Innovators and early adopters come together to discuss human capital in the emerging one-to-many legal economy — a great opportunity for law students and career service professionals.


In Tomorrow’s Lawyers, Richard Susskind predicts the emergence of several new jobs for lawyers, including the legal knowledge engineer, the legal technologist, the legal hybrid, the legal process analyst, the legal project manager, the ODR practitioner, the legal management consultant, and the legal risk manager.

“I am sure there are others,” writes Susskind, “but these are the jobs that flow quite clearly from the arguments and claims of this book” (p. 111). Indeed, in each case, the new job is a product of what is technologically possible and what clients want and need. It sounds simple, but it’s not.

We are now in a significant period of experimentation and risk taking, some of it by legaltech start-ups, some by innovative law firms and legal departments, some by NewLaw, and some by organizations such as the Big Four that have the financial and human capital resources to play the long game.

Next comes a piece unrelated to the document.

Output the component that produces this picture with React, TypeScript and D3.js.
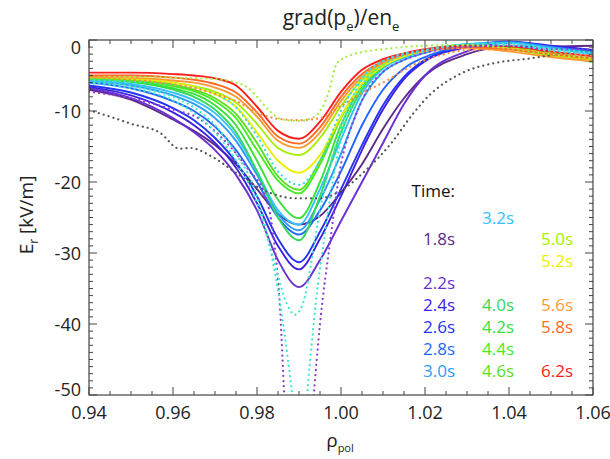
import React from 'react';
import * as d3 from 'd3';

// ---------- data ----------
const rhoGrid = [0.94, 0.95, 0.96, 0.965, 0.97, 0.975, 0.98, 0.985, 0.99, 0.995, 1.0, 1.005, 1.01, 1.015, 1.02, 1.03, 1.04, 1.05, 1.06];

const times = [1.8, 2.2, 2.4, 2.6, 2.8, 3.0, 3.2, 4.0, 4.2, 4.4, 4.6, 5.0, 5.2, 5.6, 5.8, 6.2];
const timeLabels = ['1.8s', '2.2s', '2.4s', '2.6s', '2.8s', '3.0s', '3.2s', '4.0s', '4.2s', '4.4s', '4.6s', '5.0s', '5.2s', '5.6s', '5.8s', '6.2s'];
const timeColors = ['#5e2a84', '#6a2fd2', '#3d20e4', '#2233f2', '#1f66ff', '#2a9cff', '#33c2ff', '#35d858', '#38e038', '#45ec26', '#5ede1c', '#a8ee00', '#eeee00', '#ff9a33', '#ff6a22', '#ff1c1c'];

const er18 = [-7.0, -8.4, -11.2, -12.8, -14.8, -17.5, -21.0, -24.5, -26.0, -24.8, -21.5, -17.5, -12.5, -8.2, -5.0, -2.0, -0.9, -0.9, -0.8];
const er22 = [-6.8, -8.2, -11.0, -13.0, -15.5, -19.0, -24.0, -31.0, -34.8, -31.0, -25.5, -20.0, -14.5, -9.0, -5.0, -1.6, -0.4, -1.0, -1.8];
const er24 = [-6.6, -7.8, -10.2, -12.0, -14.5, -18.0, -23.0, -29.0, -32.3, -28.0, -22.0, -15.5, -9.8, -5.5, -3.0, -1.0, -0.2, -0.8, -1.4];
const er26 = [-6.4, -7.4, -9.6, -11.3, -13.8, -17.2, -22.0, -28.0, -31.3, -27.0, -21.0, -14.8, -9.2, -5.2, -2.8, -0.9, -0.3, -1.0, -1.5];
const er28 = [-6.0, -6.8, -8.6, -10.0, -12.2, -15.5, -20.0, -25.0, -27.4, -24.0, -18.5, -12.0, -7.0, -4.0, -2.4, -0.8, -0.3, -1.0, -1.6];
const er30 = [-5.8, -6.4, -7.8, -9.0, -11.0, -14.2, -19.0, -24.5, -26.8, -22.5, -16.0, -8.5, -4.5, -2.8, -1.8, -0.6, -0.3, -1.0, -1.8];
const er32 = [-5.7, -6.2, -7.4, -8.5, -10.3, -13.5, -18.5, -24.0, -26.0, -21.0, -14.0, -7.5, -4.0, -2.5, -1.5, -0.6, -0.4, -1.2, -2.0];
const er40 = [-5.5, -5.9, -7.0, -8.0, -9.8, -13.0, -18.5, -25.0, -28.2, -22.0, -13.0, -7.0, -3.8, -2.3, -1.5, -0.8, -1.0, -2.0, -3.1];
const er42 = [-5.5, -5.8, -6.8, -7.6, -9.2, -12.0, -17.0, -22.5, -25.1, -20.0, -12.0, -6.5, -3.6, -2.2, -1.4, -0.8, -1.0, -1.9, -2.9];
const er44 = [-5.4, -5.7, -6.5, -7.2, -8.6, -11.0, -15.5, -19.8, -21.6, -17.5, -11.0, -6.2, -3.5, -2.2, -1.4, -0.8, -1.1, -2.0, -3.0];
const er46 = [-5.3, -5.6, -6.3, -7.0, -8.2, -10.4, -14.5, -19.2, -21.1, -17.0, -10.8, -6.2, -3.6, -2.3, -1.5, -0.9, -1.0, -1.8, -2.8];
const er50 = [-5.3, -5.5, -6.0, -6.5, -7.3, -8.8, -11.8, -15.2, -16.2, -13.8, -9.3, -5.6, -3.4, -2.2, -1.5, -1.0, -1.3, -2.2, -2.8];
const er52 = [-5.2, -5.4, -6.0, -6.6, -7.6, -9.4, -13.0, -17.0, -18.7, -16.2, -10.8, -6.2, -3.7, -2.3, -1.5, -1.0, -1.2, -2.0, -2.6];
const er56 = [-5.2, -5.3, -5.7, -6.0, -6.7, -8.0, -10.8, -14.2, -15.2, -13.0, -8.6, -5.2, -3.2, -2.1, -1.5, -1.1, -1.6, -2.4, -3.0];
const er58 = [-5.0, -5.0, -5.3, -5.6, -6.2, -7.4, -10.2, -13.6, -14.6, -12.3, -8.0, -4.8, -3.0, -2.0, -1.4, -1.0, -1.3, -2.0, -2.6];
const er62 = [-4.6, -4.6, -4.8, -5.0, -5.4, -6.4, -9.4, -12.8, -13.9, -11.5, -7.3, -4.2, -2.7, -1.9, -1.3, -0.8, -0.9, -1.6, -2.3];

const solidSeries = [er18, er22, er24, er26, er28, er30, er32, er40, er42, er44, er46, er50, er52, er56, er58, er62];

// dotted reference profiles: [rho, Er]
const dotGray: [number, number][] = [[0.94, -9.9], [0.945, -10.8], [0.95, -11.8], [0.957, -13.1], [0.9615, -15.3], [0.964, -15.2], [0.9695, -16.5], [0.975, -18.7], [0.9814, -21.1], [0.9895, -22.3], [0.995, -22.3], [1.0, -21.2], [1.006, -18.3], [1.012, -14.5], [1.017, -10.5], [1.021, -7.8], [1.029, -4.6], [1.037, -3.2], [1.045, -2.6], [1.052, -2.0], [1.06, -1.5]];
const dotPurple: [number, number][] = [[0.94, -7.3], [0.95, -8.2], [0.96, -9.8], [0.966, -11.0], [0.972, -14.0], [0.978, -18.3], [0.982, -22.0], [0.984, -28.0], [0.9855, -38.0], [0.9865, -50.0], [0.988, -60.0], [0.992, -60.0], [0.9935, -50.0], [0.995, -40.0], [0.9975, -28.0], [1.0, -17.5], [1.002, -13.0], [1.004, -9.9], [1.006, -7.3], [1.01, -4.5], [1.015, -2.8], [1.02, -1.8], [1.03, -1.0], [1.04, -0.8], [1.05, -1.3], [1.06, -1.3]];
const dotCyanA: [number, number][] = [[0.94, -5.9], [0.95, -6.5], [0.96, -8.0], [0.965, -9.5], [0.97, -12.0], [0.975, -16.0], [0.98, -22.0], [0.983, -29.0], [0.986, -39.0], [0.988, -48.0], [0.9895, -55.0], [0.991, -55.0], [0.9925, -46.0], [0.994, -37.0], [0.996, -28.0], [0.998, -20.0], [1.0, -14.0], [1.005, -6.5], [1.01, -3.5], [1.02, -1.5], [1.03, -0.6], [1.04, -0.5], [1.05, -1.2], [1.06, -1.8]];
const dotCyanB: [number, number][] = [[0.94, -6.1], [0.95, -6.8], [0.96, -8.5], [0.97, -13.0], [0.975, -17.0], [0.98, -23.0], [0.984, -31.0], [0.987, -37.0], [0.989, -38.7], [0.991, -37.0], [0.993, -31.0], [0.995, -24.0], [1.0, -12.5], [1.005, -5.5], [1.01, -3.0], [1.02, -1.4], [1.03, -0.7], [1.04, -0.7], [1.05, -1.4], [1.06, -2.0]];
const dotCyanC: [number, number][] = [[0.94, -5.6], [0.96, -6.3], [0.97, -7.6], [0.975, -9.5], [0.98, -13.5], [0.985, -18.5], [0.99, -20.4], [0.995, -17.0], [1.0, -10.0], [1.005, -5.3], [1.01, -3.0], [1.02, -1.4], [1.03, -0.8], [1.04, -0.8], [1.05, -1.5], [1.06, -2.0]];
const dotGreen: [number, number][] = [[0.94, -5.2], [0.95, -5.2], [0.96, -5.3], [0.97, -5.5], [0.975, -6.0], [0.978, -6.8], [0.98, -8.0], [0.983, -10.0], [0.986, -11.2], [0.99, -11.4], [0.993, -11.0], [0.995, -10.0], [0.997, -7.5], [0.999, -3.3], [1.002, -2.2], [1.005, -1.7], [1.01, -1.3], [1.02, -0.8], [1.03, -0.7], [1.04, -1.2], [1.05, -2.0], [1.06, -2.6]];
const dotOrange: [number, number][] = [[0.94, -5.2], [0.95, -5.6], [0.957, -6.0], [0.965, -6.8], [0.97, -7.6], [0.975, -8.6], [0.98, -10.2], [0.985, -11.1], [0.99, -11.3], [0.995, -11.0], [1.0, -9.3], [1.005, -7.5], [1.01, -6.0], [1.018, -3.3], [1.024, -2.1], [1.03, -1.4], [1.04, -1.3], [1.05, -1.8], [1.06, -2.2]];

const dottedSeries = [dotGray, dotPurple, dotCyanA, dotCyanB, dotCyanC, dotGreen, dotOrange];
const dottedColors = ['#555555', '#8a3fd0', '#3fe8c8', '#3fe8c8', '#40d8f0', '#a6f040', '#ff8a40'];

const xTickValues = [0.94, 0.96, 0.98, 1.0, 1.02, 1.04, 1.06];
const xTickLabels = ['0.94', '0.96', '0.98', '1.00', '1.02', '1.04', '1.06'];
const yTickValues = [0, -10, -20, -30, -40, -50];
const yTickLabels = ['0', '-10', '-20', '-30', '-40', '-50'];

// ---------- component ----------
export default function App() {
  const W = 610, H = 459;
  const L = 89, R = 593, T = 40, B = 395;
  const font = "'Open Sans', 'Noto Sans', sans-serif";
  const x = d3.scaleLinear().domain([0.94, 1.06]).range([L, R]);
  const y = d3.scaleLinear().domain([-50, 0]).range([B, T]);
  const line = d3.line<[number, number]>().x(d => x(d[0])).y(d => y(d[1])).curve(d3.curveMonotoneX);

  const xMinor = d3.range(0, 25).map(i => 0.94 + i * 0.005);
  const yMinor = d3.range(0, 51).map(i => -i);

  const legend = times.map((t, i) => {
    const idx = Math.round((t - 1.6) / 0.2);
    return { label: timeLabels[i], color: timeColors[i], col: Math.floor(idx / 8), row: idx % 8 };
  });
  const colEnds = [455, 514, 573];

  return (
    <svg width={W} height={H} style={{ position: 'absolute', left: 0, top: 0, background: '#fff' }} fontFamily={font}>
      <defs>
        <clipPath id="plotclip"><rect x={L} y={T} width={R - L} height={B - T} /></clipPath>
      </defs>
      <rect x={0} y={0} width={W} height={H} fill="#fff" />
      <g clipPath="url(#plotclip)" fill="none">
        {solidSeries.map((s, i) => (
          <path key={'s' + i} d={line(rhoGrid.map((r, j) => [r, s[j]] as [number, number])) || ''} stroke={timeColors[i]} strokeWidth={1.9} />
        ))}
        {dottedSeries.map((s, i) => (
          <path key={'d' + i} d={line(s) || ''} stroke={dottedColors[i]} strokeWidth={2.2} strokeDasharray="0.1 5" strokeLinecap="round" />
        ))}
      </g>
      {/* frame */}
      <rect x={L} y={T} width={R - L} height={B - T} fill="none" stroke="#444" strokeWidth={1.2} />
      {/* x ticks */}
      {xMinor.map((v, i) => {
        const major = i % 4 === 0;
        const len = major ? 8 : 4;
        return (
          <g key={'xt' + i} stroke="#444" strokeWidth={1}>
            <line x1={x(v)} x2={x(v)} y1={B} y2={B - len} />
            <line x1={x(v)} x2={x(v)} y1={T} y2={T + len} />
          </g>
        );
      })}
      {yMinor.map((v, i) => {
        const major = i % 10 === 0;
        const len = major ? 8 : 4;
        return (
          <g key={'yt' + i} stroke="#444" strokeWidth={1}>
            <line x1={L} x2={L + len} y1={y(v)} y2={y(v)} />
            <line x1={R} x2={R - len} y1={y(v)} y2={y(v)} />
          </g>
        );
      })}
      {xTickValues.map((v, i) => (
        <text key={'xl' + i} x={x(v)} y={419} textAnchor="middle" fontSize={18} fill="#222">{xTickLabels[i]}</text>
      ))}
      {yTickValues.map((v, i) => {
        const cy = Math.min(Math.max(y(v), T + 7), B - 6);
        return <text key={'yl' + i} x={81} y={cy + 6.5} textAnchor="end" fontSize={18} fill="#222">{yTickLabels[i]}</text>;
      })}
      {/* title */}
      <text x={341} y={25} textAnchor="middle" fontSize={21} fill="#222">
        grad(p<tspan fontSize={13} dy={6}>e</tspan><tspan dy={-6}>)/en</tspan><tspan fontSize={13} dy={6}>e</tspan>
      </text>
      {/* axis titles */}
      <text x={340} y={447} textAnchor="middle" fontSize={19} fill="#222">
        ρ<tspan fontSize={11} dy={5}>pol</tspan>
      </text>
      <text transform="translate(33,215) rotate(-90)" textAnchor="middle" fontSize={19} fill="#222">
        E<tspan fontSize={12} dy={5}>r</tspan><tspan dy={-5}> [kV/m]</tspan>
      </text>
      {/* legend */}
      <text x={455} y={197} textAnchor="end" fontSize={17} fontWeight={500} fill="#111">Time:</text>
      {legend.map((d, i) => (
        <text key={'lg' + i} x={colEnds[d.col]} y={223.5 + d.row * 21.9} textAnchor="end" fontSize={17} fill={d.color}>{d.label}</text>
      ))}
    </svg>
  );
}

Remarkably, representatives of all of these stakeholders are showing up for Law Jobs for Humans, an event expertly curated by Dan Lear and produced by Evolve the Law, which is Above the Law’s Innovation Center.  I am fortunate to co-chair this event with trailblazer Irene Mo, a 2017 grad of Michigan State Law, who is expertly building her career from opportunities that don’t yet have a Susskind-like label but one day will, thanks in part to her willingness to go first.

Law Jobs for Humans is an ideal event for innovator/early adopter law students and law school career services professionals who want insight on this tremendously messy but vibrant period we are entering. The intellectually curious and hungry will also benefit, as the roster of speakers contains a rare breadth and depth of experience and perspective.

Kudos to Evolve the Law for finding a beautiful venue yet also keeping price point astonishingly low — $29 for students and $79 for everyone else.  Fortunately, a strong contingent of students from Indiana Law will be there.


Disclosure: I don’t make a nickel from this event. I am there to support the cause.